### Task instructions
Looking at the data below, count the lines that contain the string "React". Write only the total.

### Listing

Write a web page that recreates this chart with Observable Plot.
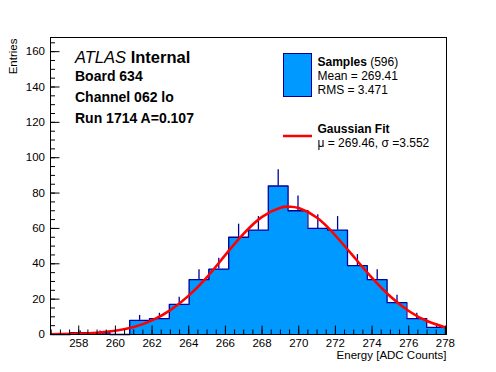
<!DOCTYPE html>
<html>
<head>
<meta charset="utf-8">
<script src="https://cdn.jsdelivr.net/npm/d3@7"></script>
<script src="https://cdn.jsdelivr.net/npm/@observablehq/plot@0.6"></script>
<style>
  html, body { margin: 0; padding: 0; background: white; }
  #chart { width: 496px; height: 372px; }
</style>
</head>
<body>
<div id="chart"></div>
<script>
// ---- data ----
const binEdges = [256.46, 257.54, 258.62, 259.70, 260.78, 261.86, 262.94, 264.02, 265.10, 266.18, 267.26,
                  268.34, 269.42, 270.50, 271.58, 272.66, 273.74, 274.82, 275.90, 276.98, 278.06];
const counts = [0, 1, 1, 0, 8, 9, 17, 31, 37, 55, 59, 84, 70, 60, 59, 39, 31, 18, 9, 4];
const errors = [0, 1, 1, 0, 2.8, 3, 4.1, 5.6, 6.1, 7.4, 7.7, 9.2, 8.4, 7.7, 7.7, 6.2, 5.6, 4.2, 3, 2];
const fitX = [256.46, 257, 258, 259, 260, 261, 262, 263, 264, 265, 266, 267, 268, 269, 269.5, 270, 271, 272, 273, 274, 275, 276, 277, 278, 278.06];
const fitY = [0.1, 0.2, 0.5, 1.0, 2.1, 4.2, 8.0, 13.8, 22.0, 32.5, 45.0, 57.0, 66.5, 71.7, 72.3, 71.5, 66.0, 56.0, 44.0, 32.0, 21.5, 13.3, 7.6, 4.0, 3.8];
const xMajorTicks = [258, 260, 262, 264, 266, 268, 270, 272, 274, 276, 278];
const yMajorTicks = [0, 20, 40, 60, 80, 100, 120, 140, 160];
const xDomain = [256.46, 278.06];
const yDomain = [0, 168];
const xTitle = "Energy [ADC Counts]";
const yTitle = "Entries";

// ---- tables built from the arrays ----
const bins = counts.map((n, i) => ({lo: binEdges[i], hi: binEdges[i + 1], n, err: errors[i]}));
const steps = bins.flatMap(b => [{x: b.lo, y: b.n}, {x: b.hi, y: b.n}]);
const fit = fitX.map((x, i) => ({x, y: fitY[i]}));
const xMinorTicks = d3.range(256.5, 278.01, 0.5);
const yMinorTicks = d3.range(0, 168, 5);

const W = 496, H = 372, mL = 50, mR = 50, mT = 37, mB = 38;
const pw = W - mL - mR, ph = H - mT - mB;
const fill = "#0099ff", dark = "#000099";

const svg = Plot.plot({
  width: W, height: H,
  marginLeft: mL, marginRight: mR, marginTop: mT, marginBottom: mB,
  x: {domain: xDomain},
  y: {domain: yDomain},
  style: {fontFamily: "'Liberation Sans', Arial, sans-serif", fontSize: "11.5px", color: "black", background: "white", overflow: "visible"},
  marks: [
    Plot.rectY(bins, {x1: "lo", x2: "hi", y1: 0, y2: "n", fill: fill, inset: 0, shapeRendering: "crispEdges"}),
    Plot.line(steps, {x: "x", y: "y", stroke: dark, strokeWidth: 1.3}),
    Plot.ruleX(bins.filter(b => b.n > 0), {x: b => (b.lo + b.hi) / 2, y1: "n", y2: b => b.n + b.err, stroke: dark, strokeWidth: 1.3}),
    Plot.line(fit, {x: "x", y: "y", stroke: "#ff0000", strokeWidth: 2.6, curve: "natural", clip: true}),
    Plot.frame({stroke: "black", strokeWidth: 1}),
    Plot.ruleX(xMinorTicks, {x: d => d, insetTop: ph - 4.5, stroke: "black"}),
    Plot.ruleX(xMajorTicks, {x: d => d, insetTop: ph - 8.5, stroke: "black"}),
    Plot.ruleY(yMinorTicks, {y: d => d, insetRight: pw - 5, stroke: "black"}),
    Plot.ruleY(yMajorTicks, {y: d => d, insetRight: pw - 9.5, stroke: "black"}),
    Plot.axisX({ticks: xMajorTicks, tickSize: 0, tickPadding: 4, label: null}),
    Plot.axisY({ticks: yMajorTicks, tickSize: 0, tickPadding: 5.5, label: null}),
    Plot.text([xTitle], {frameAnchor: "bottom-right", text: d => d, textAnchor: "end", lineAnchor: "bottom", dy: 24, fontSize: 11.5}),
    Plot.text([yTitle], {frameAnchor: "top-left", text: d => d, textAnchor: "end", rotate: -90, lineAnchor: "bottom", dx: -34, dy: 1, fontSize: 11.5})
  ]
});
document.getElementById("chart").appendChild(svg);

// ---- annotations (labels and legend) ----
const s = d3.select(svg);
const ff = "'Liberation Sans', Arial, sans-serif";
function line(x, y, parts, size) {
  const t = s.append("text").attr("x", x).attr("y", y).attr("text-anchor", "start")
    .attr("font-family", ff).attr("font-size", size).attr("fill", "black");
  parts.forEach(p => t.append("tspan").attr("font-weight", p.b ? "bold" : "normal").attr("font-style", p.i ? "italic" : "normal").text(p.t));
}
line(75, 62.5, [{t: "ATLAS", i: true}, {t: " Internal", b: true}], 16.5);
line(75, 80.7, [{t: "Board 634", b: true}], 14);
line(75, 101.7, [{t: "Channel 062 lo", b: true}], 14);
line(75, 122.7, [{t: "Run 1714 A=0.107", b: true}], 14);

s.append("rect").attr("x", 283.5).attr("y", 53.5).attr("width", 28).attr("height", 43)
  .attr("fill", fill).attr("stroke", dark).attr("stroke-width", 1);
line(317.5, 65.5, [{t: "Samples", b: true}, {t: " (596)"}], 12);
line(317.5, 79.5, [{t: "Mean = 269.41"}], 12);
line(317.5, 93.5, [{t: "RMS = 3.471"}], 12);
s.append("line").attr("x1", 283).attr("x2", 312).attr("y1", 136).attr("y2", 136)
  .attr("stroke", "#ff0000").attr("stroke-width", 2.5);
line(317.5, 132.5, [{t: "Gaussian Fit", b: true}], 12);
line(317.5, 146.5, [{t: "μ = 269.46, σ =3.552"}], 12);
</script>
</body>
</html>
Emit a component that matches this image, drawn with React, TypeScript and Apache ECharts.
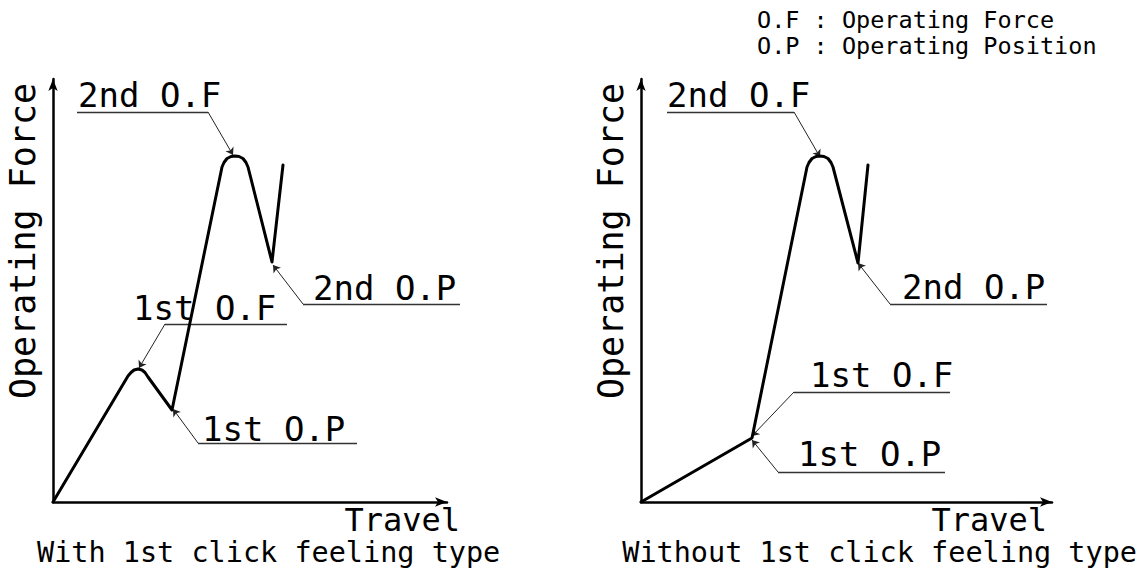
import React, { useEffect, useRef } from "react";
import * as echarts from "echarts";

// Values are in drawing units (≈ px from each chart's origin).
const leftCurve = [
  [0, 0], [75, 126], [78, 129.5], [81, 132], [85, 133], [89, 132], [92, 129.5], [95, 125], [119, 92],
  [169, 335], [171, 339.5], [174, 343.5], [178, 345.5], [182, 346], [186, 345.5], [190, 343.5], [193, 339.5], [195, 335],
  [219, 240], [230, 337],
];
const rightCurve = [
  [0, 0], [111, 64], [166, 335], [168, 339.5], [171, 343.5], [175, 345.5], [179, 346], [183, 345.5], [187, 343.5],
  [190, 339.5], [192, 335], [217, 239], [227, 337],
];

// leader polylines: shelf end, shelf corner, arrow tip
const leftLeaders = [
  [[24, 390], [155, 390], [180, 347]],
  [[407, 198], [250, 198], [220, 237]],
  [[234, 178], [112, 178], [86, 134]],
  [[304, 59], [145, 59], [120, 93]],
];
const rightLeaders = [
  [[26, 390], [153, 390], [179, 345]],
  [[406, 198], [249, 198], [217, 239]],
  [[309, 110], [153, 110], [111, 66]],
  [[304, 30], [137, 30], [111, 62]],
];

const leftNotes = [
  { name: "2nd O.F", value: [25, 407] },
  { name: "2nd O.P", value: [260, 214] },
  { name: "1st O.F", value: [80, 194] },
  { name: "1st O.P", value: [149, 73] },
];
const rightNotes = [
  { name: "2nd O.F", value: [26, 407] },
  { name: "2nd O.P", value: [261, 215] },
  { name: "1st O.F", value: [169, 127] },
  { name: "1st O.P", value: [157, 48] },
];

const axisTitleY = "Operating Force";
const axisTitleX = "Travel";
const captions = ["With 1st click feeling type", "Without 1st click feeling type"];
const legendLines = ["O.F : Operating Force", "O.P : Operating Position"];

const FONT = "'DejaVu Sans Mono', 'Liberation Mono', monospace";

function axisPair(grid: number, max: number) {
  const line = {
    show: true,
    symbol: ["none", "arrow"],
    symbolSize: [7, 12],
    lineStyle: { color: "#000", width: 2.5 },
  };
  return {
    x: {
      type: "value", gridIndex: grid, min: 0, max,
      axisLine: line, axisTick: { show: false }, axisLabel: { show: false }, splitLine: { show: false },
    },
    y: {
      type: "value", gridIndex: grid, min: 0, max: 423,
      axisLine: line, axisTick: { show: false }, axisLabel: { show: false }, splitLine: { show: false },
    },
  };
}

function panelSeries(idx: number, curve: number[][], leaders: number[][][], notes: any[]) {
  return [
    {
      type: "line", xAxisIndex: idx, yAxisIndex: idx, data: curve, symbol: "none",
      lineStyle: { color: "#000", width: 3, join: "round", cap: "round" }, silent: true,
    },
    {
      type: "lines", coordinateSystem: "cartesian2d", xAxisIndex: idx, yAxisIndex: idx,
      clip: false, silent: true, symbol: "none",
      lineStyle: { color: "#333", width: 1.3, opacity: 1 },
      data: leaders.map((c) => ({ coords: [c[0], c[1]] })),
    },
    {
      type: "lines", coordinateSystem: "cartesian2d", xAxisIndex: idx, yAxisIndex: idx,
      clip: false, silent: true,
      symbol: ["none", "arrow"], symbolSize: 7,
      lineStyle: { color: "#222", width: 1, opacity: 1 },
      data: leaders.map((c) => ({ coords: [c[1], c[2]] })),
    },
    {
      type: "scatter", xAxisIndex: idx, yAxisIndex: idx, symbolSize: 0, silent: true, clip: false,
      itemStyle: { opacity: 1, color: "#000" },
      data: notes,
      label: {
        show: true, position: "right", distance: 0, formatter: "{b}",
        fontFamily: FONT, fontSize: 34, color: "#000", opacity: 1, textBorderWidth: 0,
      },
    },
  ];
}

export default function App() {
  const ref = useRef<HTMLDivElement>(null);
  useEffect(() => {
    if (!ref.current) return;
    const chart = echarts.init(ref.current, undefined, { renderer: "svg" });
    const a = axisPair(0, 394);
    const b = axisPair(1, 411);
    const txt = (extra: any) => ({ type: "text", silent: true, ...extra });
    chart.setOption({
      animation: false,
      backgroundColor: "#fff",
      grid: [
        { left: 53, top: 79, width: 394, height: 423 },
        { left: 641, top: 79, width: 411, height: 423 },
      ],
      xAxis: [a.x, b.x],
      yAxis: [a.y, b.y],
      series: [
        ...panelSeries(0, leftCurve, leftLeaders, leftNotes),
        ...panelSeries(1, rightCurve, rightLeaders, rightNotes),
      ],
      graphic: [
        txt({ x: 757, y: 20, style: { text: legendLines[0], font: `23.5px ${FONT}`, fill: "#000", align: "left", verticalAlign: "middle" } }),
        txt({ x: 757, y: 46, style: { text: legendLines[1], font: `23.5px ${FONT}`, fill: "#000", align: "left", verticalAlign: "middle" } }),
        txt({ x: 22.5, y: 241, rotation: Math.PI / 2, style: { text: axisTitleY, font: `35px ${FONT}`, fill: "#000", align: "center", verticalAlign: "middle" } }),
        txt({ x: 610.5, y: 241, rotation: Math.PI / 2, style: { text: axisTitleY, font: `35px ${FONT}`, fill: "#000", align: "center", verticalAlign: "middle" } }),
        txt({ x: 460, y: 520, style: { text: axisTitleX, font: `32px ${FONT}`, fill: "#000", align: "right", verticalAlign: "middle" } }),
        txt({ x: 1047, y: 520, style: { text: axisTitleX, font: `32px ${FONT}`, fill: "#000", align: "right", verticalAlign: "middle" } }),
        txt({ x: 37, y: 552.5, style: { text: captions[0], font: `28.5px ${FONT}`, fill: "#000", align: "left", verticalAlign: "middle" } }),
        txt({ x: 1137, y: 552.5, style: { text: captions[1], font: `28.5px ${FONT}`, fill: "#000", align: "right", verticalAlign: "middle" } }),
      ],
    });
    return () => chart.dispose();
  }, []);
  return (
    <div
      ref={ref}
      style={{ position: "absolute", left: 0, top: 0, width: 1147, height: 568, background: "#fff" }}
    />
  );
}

### Answer for the task
2